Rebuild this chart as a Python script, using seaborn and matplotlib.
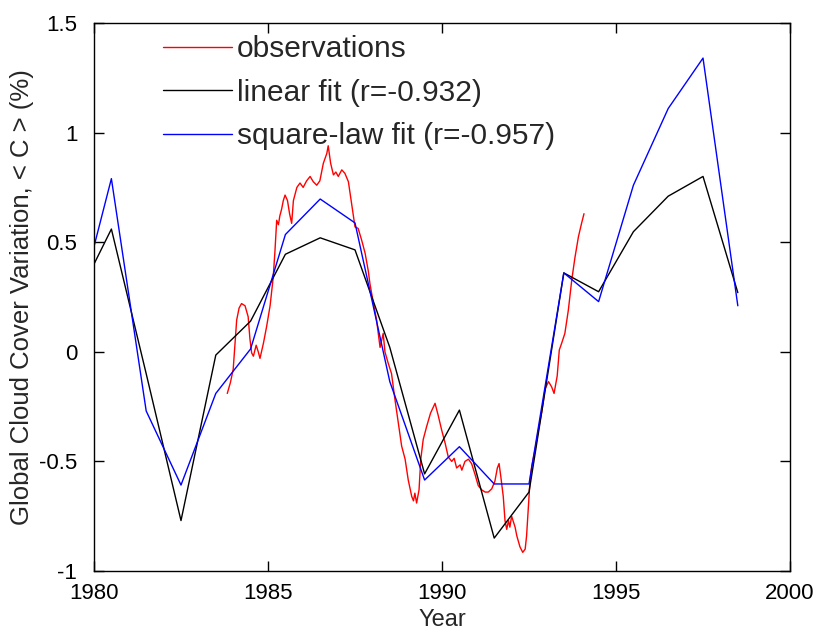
import numpy as np
import pandas as pd
import matplotlib
matplotlib.use("Agg")
import matplotlib.pyplot as plt
import seaborn as sns

# Observed global cloud cover variation (monthly-ish samples)
obs_year = [
    1983.83, 1983.92, 1984.00, 1984.05, 1984.10, 1984.17, 1984.24, 1984.34, 1984.43, 1984.48,
    1984.53, 1984.58, 1984.66, 1984.72, 1984.77, 1984.87, 1984.96, 1985.06, 1985.15, 1985.20,
    1985.25, 1985.30, 1985.34, 1985.39, 1985.44, 1985.49, 1985.56, 1985.62, 1985.68, 1985.73,
    1985.78, 1985.83, 1985.92, 1986.01, 1986.11, 1986.21, 1986.30, 1986.40, 1986.49, 1986.59,
    1986.69, 1986.73, 1986.80, 1986.88, 1986.95, 1987.02, 1987.12, 1987.21, 1987.31, 1987.40,
    1987.50, 1987.59, 1987.69, 1987.79, 1987.88, 1987.93, 1988.03, 1988.12, 1988.22, 1988.31,
    1988.36, 1988.45, 1988.55, 1988.65, 1988.75, 1988.84, 1988.94, 1989.03, 1989.13, 1989.18,
    1989.22, 1989.27, 1989.34, 1989.39, 1989.46, 1989.56, 1989.67, 1989.80, 1989.89, 1989.99,
    1990.09, 1990.18, 1990.28, 1990.35, 1990.42, 1990.52, 1990.57, 1990.66, 1990.76, 1990.85,
    1990.95, 1991.04, 1991.14, 1991.24, 1991.33, 1991.43, 1991.52, 1991.59, 1991.64, 1991.69,
    1991.76, 1991.81, 1991.86, 1991.91, 1991.95, 1992.00, 1992.10, 1992.15, 1992.24, 1992.32,
    1992.39, 1992.43, 1992.48, 1992.53, 1992.58, 1992.67, 1992.77, 1992.87, 1992.96, 1993.06,
    1993.15, 1993.22, 1993.31, 1993.37, 1993.44, 1993.53, 1993.63, 1993.73, 1993.82, 1993.92,
    1994.01, 1994.08,
]
obs_value = [
    -0.19, -0.14, -0.08, 0.03, 0.145, 0.20, 0.22, 0.21, 0.16, 0.06,
    -0.005, -0.02, 0.03, 0.00, -0.03, 0.04, 0.115, 0.21, 0.34, 0.46,
    0.60, 0.58, 0.62, 0.65, 0.69, 0.715, 0.69, 0.63, 0.586, 0.69,
    0.72, 0.75, 0.77, 0.75, 0.78, 0.80, 0.776, 0.76, 0.78, 0.86,
    0.905, 0.94, 0.86, 0.807, 0.82, 0.80, 0.83, 0.814, 0.776, 0.68,
    0.57, 0.563, 0.51, 0.45, 0.37, 0.31, 0.22, 0.145, 0.02, 0.084,
    0.00, -0.05, -0.10, -0.22, -0.33, -0.43, -0.49, -0.585, -0.66, -0.68,
    -0.645, -0.69, -0.63, -0.49, -0.40, -0.34, -0.28, -0.235, -0.29, -0.357,
    -0.417, -0.48, -0.50, -0.486, -0.53, -0.516, -0.54, -0.50, -0.49, -0.51,
    -0.56, -0.61, -0.63, -0.64, -0.64, -0.625, -0.59, -0.53, -0.51, -0.57,
    -0.66, -0.77, -0.81, -0.77, -0.80, -0.75, -0.80, -0.84, -0.89, -0.915,
    -0.90, -0.84, -0.71, -0.585, -0.52, -0.45, -0.357, -0.27, -0.17, -0.136,
    -0.16, -0.19, -0.11, 0.008, 0.04, 0.084, 0.19, 0.33, 0.43, 0.525,
    0.586, 0.63,
]

# Yearly fitted values
fit_year = [1980.0, 1980.5, 1981.5, 1982.5, 1983.5, 1984.5, 1985.5, 1986.5, 1987.5, 1988.5,
            1989.5, 1990.5, 1991.5, 1992.5, 1993.5, 1994.5, 1995.5, 1996.5, 1997.5, 1998.5]
linear_fit = [0.40, 0.56, -0.10, -0.77, -0.015, 0.14, 0.445, 0.52, 0.465, 0.02,
              -0.557, -0.266, -0.85, -0.64, 0.36, 0.274, 0.548, 0.71, 0.80, 0.27]
square_fit = [0.48, 0.79, -0.27, -0.608, -0.19, 0.013, 0.535, 0.697, 0.588, -0.136,
              -0.585, -0.433, -0.603, -0.603, 0.36, 0.229, 0.76, 1.11, 1.34, 0.21]

labels = ["observations", "linear fit (r=-0.932)", "square-law fit (r=-0.957)"]
x_ticks = [1980, 1985, 1990, 1995, 2000]
y_ticks = [-1, -0.5, 0, 0.5, 1, 1.5]
y_tick_labels = ["-1", "-0.5", "0", "0.5", "1", "1.5"]

sns.set_style("white")
plt.rcParams["font.family"] = ["Liberation Sans", "DejaVu Sans"]

fig = plt.figure(figsize=(8.18, 6.34), dpi=100)
ax = fig.add_axes([0.1149, 0.0994, 0.8509, 0.8643])

obs_df = pd.DataFrame({"year": obs_year, "value": obs_value})
fit_df = pd.DataFrame({"year": fit_year, "linear": linear_fit, "square": square_fit})

sns.lineplot(data=obs_df, x="year", y="value", ax=ax, color="#ff0000", lw=1.0,
             sort=False, estimator=None, label=labels[0])
sns.lineplot(data=fit_df, x="year", y="linear", ax=ax, color="#000000", lw=1.0,
             sort=False, estimator=None, label=labels[1])
sns.lineplot(data=fit_df, x="year", y="square", ax=ax, color="#0000ff", lw=1.0,
             sort=False, estimator=None, label=labels[2])

ax.set_xlim(1980, 2000)
ax.set_ylim(-1, 1.5)
ax.set_xticks(x_ticks)
ax.set_xticklabels([str(t) for t in x_ticks])
ax.set_yticks(y_ticks)
ax.set_yticklabels(y_tick_labels)
ax.set_xlabel("Year", fontsize=17, labelpad=3)
ax.set_ylabel("Global Cloud Cover Variation, < C > (%)", fontsize=18.5, labelpad=4)

ax.tick_params(axis="both", which="both", direction="in", length=7, width=1,
               labelsize=16, top=True, right=True, bottom=True, left=True,
               colors="black")
ax.tick_params(axis="x", pad=9)
ax.tick_params(axis="y", pad=12)
for side in ["left", "right", "top", "bottom"]:
    ax.spines[side].set_visible(True)
    ax.spines[side].set_color("black")
    ax.spines[side].set_linewidth(1.0)

ax.legend(loc="upper left", bbox_to_anchor=(0.099, 0.978), frameon=False,
          fontsize=21.5, handlelength=2.3, handletextpad=0.18, labelspacing=0.52,
          borderpad=0, borderaxespad=0)

fig.savefig("out.png", dpi=100, facecolor="white")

#####

* _Given request_: Retype the whole listing exactly and leave the pictures out.

* _The answer_:
Rebuild this chart as a Python script, using seaborn and matplotlib.
import numpy as np
import pandas as pd
import matplotlib
matplotlib.use("Agg")
import matplotlib.pyplot as plt
import seaborn as sns

# Observed global cloud cover variation (monthly-ish samples)
obs_year = [
    1983.83, 1983.92, 1984.00, 1984.05, 1984.10, 1984.17, 1984.24, 1984.34, 1984.43, 1984.48,
    1984.53, 1984.58, 1984.66, 1984.72, 1984.77, 1984.87, 1984.96, 1985.06, 1985.15, 1985.20,
    1985.25, 1985.30, 1985.34, 1985.39, 1985.44, 1985.49, 1985.56, 1985.62, 1985.68, 1985.73,
    1985.78, 1985.83, 1985.92, 1986.01, 1986.11, 1986.21, 1986.30, 1986.40, 1986.49, 1986.59,
    1986.69, 1986.73, 1986.80, 1986.88, 1986.95, 1987.02, 1987.12, 1987.21, 1987.31, 1987.40,
    1987.50, 1987.59, 1987.69, 1987.79, 1987.88, 1987.93, 1988.03, 1988.12, 1988.22, 1988.31,
    1988.36, 1988.45, 1988.55, 1988.65, 1988.75, 1988.84, 1988.94, 1989.03, 1989.13, 1989.18,
    1989.22, 1989.27, 1989.34, 1989.39, 1989.46, 1989.56, 1989.67, 1989.80, 1989.89, 1989.99,
    1990.09, 1990.18, 1990.28, 1990.35, 1990.42, 1990.52, 1990.57, 1990.66, 1990.76, 1990.85,
    1990.95, 1991.04, 1991.14, 1991.24, 1991.33, 1991.43, 1991.52, 1991.59, 1991.64, 1991.69,
    1991.76, 1991.81, 1991.86, 1991.91, 1991.95, 1992.00, 1992.10, 1992.15, 1992.24, 1992.32,
    1992.39, 1992.43, 1992.48, 1992.53, 1992.58, 1992.67, 1992.77, 1992.87, 1992.96, 1993.06,
    1993.15, 1993.22, 1993.31, 1993.37, 1993.44, 1993.53, 1993.63, 1993.73, 1993.82, 1993.92,
    1994.01, 1994.08,
]
obs_value = [
    -0.19, -0.14, -0.08, 0.03, 0.145, 0.20, 0.22, 0.21, 0.16, 0.06,
    -0.005, -0.02, 0.03, 0.00, -0.03, 0.04, 0.115, 0.21, 0.34, 0.46,
    0.60, 0.58, 0.62, 0.65, 0.69, 0.715, 0.69, 0.63, 0.586, 0.69,
    0.72, 0.75, 0.77, 0.75, 0.78, 0.80, 0.776, 0.76, 0.78, 0.86,
    0.905, 0.94, 0.86, 0.807, 0.82, 0.80, 0.83, 0.814, 0.776, 0.68,
    0.57, 0.563, 0.51, 0.45, 0.37, 0.31, 0.22, 0.145, 0.02, 0.084,
    0.00, -0.05, -0.10, -0.22, -0.33, -0.43, -0.49, -0.585, -0.66, -0.68,
    -0.645, -0.69, -0.63, -0.49, -0.40, -0.34, -0.28, -0.235, -0.29, -0.357,
    -0.417, -0.48, -0.50, -0.486, -0.53, -0.516, -0.54, -0.50, -0.49, -0.51,
    -0.56, -0.61, -0.63, -0.64, -0.64, -0.625, -0.59, -0.53, -0.51, -0.57,
    -0.66, -0.77, -0.81, -0.77, -0.80, -0.75, -0.80, -0.84, -0.89, -0.915,
    -0.90, -0.84, -0.71, -0.585, -0.52, -0.45, -0.357, -0.27, -0.17, -0.136,
    -0.16, -0.19, -0.11, 0.008, 0.04, 0.084, 0.19, 0.33, 0.43, 0.525,
    0.586, 0.63,
]

# Yearly fitted values
fit_year = [1980.0, 1980.5, 1981.5, 1982.5, 1983.5, 1984.5, 1985.5, 1986.5, 1987.5, 1988.5,
            1989.5, 1990.5, 1991.5, 1992.5, 1993.5, 1994.5, 1995.5, 1996.5, 1997.5, 1998.5]
linear_fit = [0.40, 0.56, -0.10, -0.77, -0.015, 0.14, 0.445, 0.52, 0.465, 0.02,
              -0.557, -0.266, -0.85, -0.64, 0.36, 0.274, 0.548, 0.71, 0.80, 0.27]
square_fit = [0.48, 0.79, -0.27, -0.608, -0.19, 0.013, 0.535, 0.697, 0.588, -0.136,
              -0.585, -0.433, -0.603, -0.603, 0.36, 0.229, 0.76, 1.11, 1.34, 0.21]

labels = ["observations", "linear fit (r=-0.932)", "square-law fit (r=-0.957)"]
x_ticks = [1980, 1985, 1990, 1995, 2000]
y_ticks = [-1, -0.5, 0, 0.5, 1, 1.5]
y_tick_labels = ["-1", "-0.5", "0", "0.5", "1", "1.5"]

sns.set_style("white")
plt.rcParams["font.family"] = ["Liberation Sans", "DejaVu Sans"]

fig = plt.figure(figsize=(8.18, 6.34), dpi=100)
ax = fig.add_axes([0.1149, 0.0994, 0.8509, 0.8643])

obs_df = pd.DataFrame({"year": obs_year, "value": obs_value})
fit_df = pd.DataFrame({"year": fit_year, "linear": linear_fit, "square": square_fit})

sns.lineplot(data=obs_df, x="year", y="value", ax=ax, color="#ff0000", lw=1.0,
             sort=False, estimator=None, label=labels[0])
sns.lineplot(data=fit_df, x="year", y="linear", ax=ax, color="#000000", lw=1.0,
             sort=False, estimator=None, label=labels[1])
sns.lineplot(data=fit_df, x="year", y="square", ax=ax, color="#0000ff", lw=1.0,
             sort=False, estimator=None, label=labels[2])

ax.set_xlim(1980, 2000)
ax.set_ylim(-1, 1.5)
ax.set_xticks(x_ticks)
ax.set_xticklabels([str(t) for t in x_ticks])
ax.set_yticks(y_ticks)
ax.set_yticklabels(y_tick_labels)
ax.set_xlabel("Year", fontsize=17, labelpad=3)
ax.set_ylabel("Global Cloud Cover Variation, < C > (%)", fontsize=18.5, labelpad=4)

ax.tick_params(axis="both", which="both", direction="in", length=7, width=1,
               labelsize=16, top=True, right=True, bottom=True, left=True,
               colors="black")
ax.tick_params(axis="x", pad=9)
ax.tick_params(axis="y", pad=12)
for side in ["left", "right", "top", "bottom"]:
    ax.spines[side].set_visible(True)
    ax.spines[side].set_color("black")
    ax.spines[side].set_linewidth(1.0)

ax.legend(loc="upper left", bbox_to_anchor=(0.099, 0.978), frameon=False,
          fontsize=21.5, handlelength=2.3, handletextpad=0.18, labelspacing=0.52,
          borderpad=0, borderaxespad=0)

fig.savefig("out.png", dpi=100, facecolor="white")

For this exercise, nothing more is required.